Differences Between Domestic Animals and Wild Animals - Other

Differences Between Domestic Animals and Wild Animals   by Animal Husbandry

in Other    (submitted 2011-10-08)

When men gave up their nomadic life and settled down, men took up animal husbandry. Animals were domesticated to meet human needs. Over generations, domesticated animals have transformed and become very different from their wild ancestors.

At the first stage of domestication, men did not make a random selection of animals. There were a lot of factors involved in their consideration. Only animals that exhibited the following characteristics were selected for successful domestication:

Animals that consume food of low cost and easily supplied by humans

Animals that are reproductive and have high growth rates

Animals that can mate and breed in containment

Animals that exhibit calm and predictable behavior

Animals that are friendly towards humans

Animals that enjoy cooperative group living

Those are the reasons why dogs were selected to help humans initially in hunting and gathering and later in taking care of animals on the farms.

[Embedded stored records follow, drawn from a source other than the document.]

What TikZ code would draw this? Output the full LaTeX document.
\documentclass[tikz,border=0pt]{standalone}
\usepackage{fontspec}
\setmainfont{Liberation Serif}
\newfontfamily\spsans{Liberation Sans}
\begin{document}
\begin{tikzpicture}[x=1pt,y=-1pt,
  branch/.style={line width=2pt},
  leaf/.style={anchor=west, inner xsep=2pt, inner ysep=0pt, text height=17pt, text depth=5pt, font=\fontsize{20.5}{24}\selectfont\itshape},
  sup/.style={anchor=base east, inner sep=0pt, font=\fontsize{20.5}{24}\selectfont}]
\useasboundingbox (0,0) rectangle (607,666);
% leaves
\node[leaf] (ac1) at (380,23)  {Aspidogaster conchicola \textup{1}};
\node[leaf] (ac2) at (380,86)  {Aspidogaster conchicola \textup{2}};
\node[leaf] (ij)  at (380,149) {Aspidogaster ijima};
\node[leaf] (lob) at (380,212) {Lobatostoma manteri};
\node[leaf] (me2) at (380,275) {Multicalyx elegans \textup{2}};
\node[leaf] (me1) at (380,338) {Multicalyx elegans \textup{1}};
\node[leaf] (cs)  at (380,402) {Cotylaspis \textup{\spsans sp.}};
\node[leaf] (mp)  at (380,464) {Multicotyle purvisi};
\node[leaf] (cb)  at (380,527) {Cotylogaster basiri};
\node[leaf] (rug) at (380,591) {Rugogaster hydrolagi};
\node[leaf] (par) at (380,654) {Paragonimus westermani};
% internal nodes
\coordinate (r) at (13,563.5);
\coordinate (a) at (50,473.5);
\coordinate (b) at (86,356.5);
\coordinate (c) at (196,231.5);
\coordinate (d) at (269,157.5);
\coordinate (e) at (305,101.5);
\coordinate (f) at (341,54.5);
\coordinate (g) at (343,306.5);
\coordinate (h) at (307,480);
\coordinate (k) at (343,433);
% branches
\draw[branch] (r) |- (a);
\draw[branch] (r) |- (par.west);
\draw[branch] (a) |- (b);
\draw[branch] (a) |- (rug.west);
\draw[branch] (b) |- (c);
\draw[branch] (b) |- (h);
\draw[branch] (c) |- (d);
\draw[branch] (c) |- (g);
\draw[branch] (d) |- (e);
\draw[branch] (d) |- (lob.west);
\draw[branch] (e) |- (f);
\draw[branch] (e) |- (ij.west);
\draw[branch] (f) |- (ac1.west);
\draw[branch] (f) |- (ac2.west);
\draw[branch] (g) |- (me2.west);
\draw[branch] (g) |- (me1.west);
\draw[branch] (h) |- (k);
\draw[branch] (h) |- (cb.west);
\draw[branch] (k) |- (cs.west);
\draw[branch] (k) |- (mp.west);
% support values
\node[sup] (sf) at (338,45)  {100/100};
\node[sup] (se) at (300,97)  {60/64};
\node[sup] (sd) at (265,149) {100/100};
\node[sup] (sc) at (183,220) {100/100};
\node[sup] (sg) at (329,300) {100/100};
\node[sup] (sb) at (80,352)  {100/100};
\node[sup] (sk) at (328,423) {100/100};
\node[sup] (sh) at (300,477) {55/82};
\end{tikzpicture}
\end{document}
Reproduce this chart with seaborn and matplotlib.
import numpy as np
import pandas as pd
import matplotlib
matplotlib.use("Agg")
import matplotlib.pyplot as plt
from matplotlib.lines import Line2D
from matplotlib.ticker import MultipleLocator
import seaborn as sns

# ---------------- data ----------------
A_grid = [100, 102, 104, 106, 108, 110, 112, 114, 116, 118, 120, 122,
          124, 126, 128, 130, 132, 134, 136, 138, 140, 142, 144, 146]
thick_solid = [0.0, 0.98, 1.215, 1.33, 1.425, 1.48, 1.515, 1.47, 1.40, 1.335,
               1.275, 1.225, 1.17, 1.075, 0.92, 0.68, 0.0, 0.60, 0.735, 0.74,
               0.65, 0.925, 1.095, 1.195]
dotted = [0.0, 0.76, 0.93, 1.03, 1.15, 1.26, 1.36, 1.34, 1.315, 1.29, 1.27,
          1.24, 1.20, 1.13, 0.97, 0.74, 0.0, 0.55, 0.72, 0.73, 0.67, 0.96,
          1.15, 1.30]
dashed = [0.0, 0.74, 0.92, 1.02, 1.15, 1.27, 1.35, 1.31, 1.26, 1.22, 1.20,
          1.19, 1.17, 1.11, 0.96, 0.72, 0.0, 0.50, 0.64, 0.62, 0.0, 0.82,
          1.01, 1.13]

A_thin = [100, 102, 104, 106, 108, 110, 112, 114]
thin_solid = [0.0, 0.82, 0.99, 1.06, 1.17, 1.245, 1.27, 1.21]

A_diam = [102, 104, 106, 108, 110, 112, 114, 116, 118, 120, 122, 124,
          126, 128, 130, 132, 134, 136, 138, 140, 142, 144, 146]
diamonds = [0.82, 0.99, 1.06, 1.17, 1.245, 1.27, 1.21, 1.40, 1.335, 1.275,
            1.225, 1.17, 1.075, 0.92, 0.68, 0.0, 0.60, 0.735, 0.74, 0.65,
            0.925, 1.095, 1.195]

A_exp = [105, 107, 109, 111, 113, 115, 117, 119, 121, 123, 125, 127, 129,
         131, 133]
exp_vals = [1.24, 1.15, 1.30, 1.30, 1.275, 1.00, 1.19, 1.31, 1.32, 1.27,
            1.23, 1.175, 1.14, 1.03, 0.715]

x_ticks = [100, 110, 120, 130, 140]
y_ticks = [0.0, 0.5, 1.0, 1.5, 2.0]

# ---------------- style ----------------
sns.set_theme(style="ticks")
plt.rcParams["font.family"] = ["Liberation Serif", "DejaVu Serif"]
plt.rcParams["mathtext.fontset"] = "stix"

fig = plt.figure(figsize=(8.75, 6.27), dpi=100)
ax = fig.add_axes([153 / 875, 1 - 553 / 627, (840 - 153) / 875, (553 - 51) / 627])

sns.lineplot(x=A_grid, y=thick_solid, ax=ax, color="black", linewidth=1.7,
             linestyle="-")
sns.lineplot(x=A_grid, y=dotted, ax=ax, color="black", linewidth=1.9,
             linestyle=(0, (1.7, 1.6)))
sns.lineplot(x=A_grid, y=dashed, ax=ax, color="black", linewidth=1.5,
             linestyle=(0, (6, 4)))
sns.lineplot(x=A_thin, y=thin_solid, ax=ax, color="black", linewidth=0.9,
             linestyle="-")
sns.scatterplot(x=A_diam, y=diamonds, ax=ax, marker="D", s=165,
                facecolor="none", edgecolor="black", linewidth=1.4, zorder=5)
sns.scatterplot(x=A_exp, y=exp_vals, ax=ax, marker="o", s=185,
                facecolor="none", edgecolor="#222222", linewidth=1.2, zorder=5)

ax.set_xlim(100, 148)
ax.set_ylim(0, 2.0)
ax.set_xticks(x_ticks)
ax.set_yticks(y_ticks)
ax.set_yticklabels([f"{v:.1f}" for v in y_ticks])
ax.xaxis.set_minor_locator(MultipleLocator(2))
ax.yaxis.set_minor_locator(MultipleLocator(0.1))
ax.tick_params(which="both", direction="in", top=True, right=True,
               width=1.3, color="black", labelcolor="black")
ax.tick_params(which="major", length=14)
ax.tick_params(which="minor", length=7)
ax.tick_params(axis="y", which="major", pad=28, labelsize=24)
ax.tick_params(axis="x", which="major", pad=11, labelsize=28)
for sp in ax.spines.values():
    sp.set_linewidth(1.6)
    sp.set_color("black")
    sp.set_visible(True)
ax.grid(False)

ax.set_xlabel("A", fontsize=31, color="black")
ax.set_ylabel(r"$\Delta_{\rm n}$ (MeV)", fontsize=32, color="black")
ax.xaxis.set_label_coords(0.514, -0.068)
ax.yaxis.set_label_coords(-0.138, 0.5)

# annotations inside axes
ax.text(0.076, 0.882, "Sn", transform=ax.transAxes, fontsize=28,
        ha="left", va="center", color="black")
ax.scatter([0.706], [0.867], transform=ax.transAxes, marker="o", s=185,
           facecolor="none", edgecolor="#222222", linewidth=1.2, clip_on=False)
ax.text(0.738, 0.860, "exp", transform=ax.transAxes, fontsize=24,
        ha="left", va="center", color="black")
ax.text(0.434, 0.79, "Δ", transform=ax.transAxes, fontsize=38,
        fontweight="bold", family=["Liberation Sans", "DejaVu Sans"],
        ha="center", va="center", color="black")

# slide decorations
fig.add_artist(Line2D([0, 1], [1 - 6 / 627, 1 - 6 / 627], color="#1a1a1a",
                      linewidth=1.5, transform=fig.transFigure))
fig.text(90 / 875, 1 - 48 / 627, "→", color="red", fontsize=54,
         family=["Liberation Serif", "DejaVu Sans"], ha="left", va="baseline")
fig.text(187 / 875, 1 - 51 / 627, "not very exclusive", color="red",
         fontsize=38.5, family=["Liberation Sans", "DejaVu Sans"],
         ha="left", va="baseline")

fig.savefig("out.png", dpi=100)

Those are also the reason why cats were selected to help humans guard their food.

Pigs, cows, sheep, horses, goats and chickens also met the selection criteria. They were adopted and domesticated to give men food, labor and many other products.

In their practice of animal husbandry, farmers have transformed farm animals and the way they live. Animals are kept in captivity, bred, fed and raised by humans. More female animals are kept than male animals to serve reproductive purposes. Only a small number of large male animals with desirable qualities are kept for breeding. Most of the male animals are slaughtered after a young age. In some cases, male animals such as horses and buffalos are kept to provide labor on the farm. Otherwise, they will be slaughtered to provide meat and other products such as leather and wool for humans.

With the intervention of humans, domesticated animals have become genetically different from wild animals. Domestic animals have developed characteristics favorable to their mutual existence with humans. Compared to their wild ancestors, domestic species often have smaller size, smaller teeth and heavier weight. This is probably because their need to fight for survival in the wild has been diminished. Most domesticated animals are raised to provide meat. Thus, they are well-fed by humans and become fatter than their ancestors.

Take one animal that has been domesticated by humans for thousands of years for example. Farm pigs originate from wild boars. Nowadays, farm pigs have developed a lot of characteristics that are different from their ancestors. All wild boars have tusks (long pointed teeth that come out from their mouth). These tusks help to protect them from predators. Domesticated pigs have lost their use for these tusks. Thus, nowadays, we can hardly find any tusks on farm pigs. Domestic pigs are also fatter and much less muscular than their wild counterparts. Wild roars have longer legs and bigger snouts than farm pigs. These characteristics help wild pigs run faster and allow them better scenting ability, which are no longer necessary for domesticated pigs.

It is undeniable that domesticated animals and wild animals share their ancestors, and thus still sharing a lot of common features. However, since humans adopted certain animals in their practice of animal husbandry, domesticated animals have become hugely different from their wild counterparts. These changes did not take place overnight. They took place only after thousands of years and have changed these animals not only by their look but also genetically.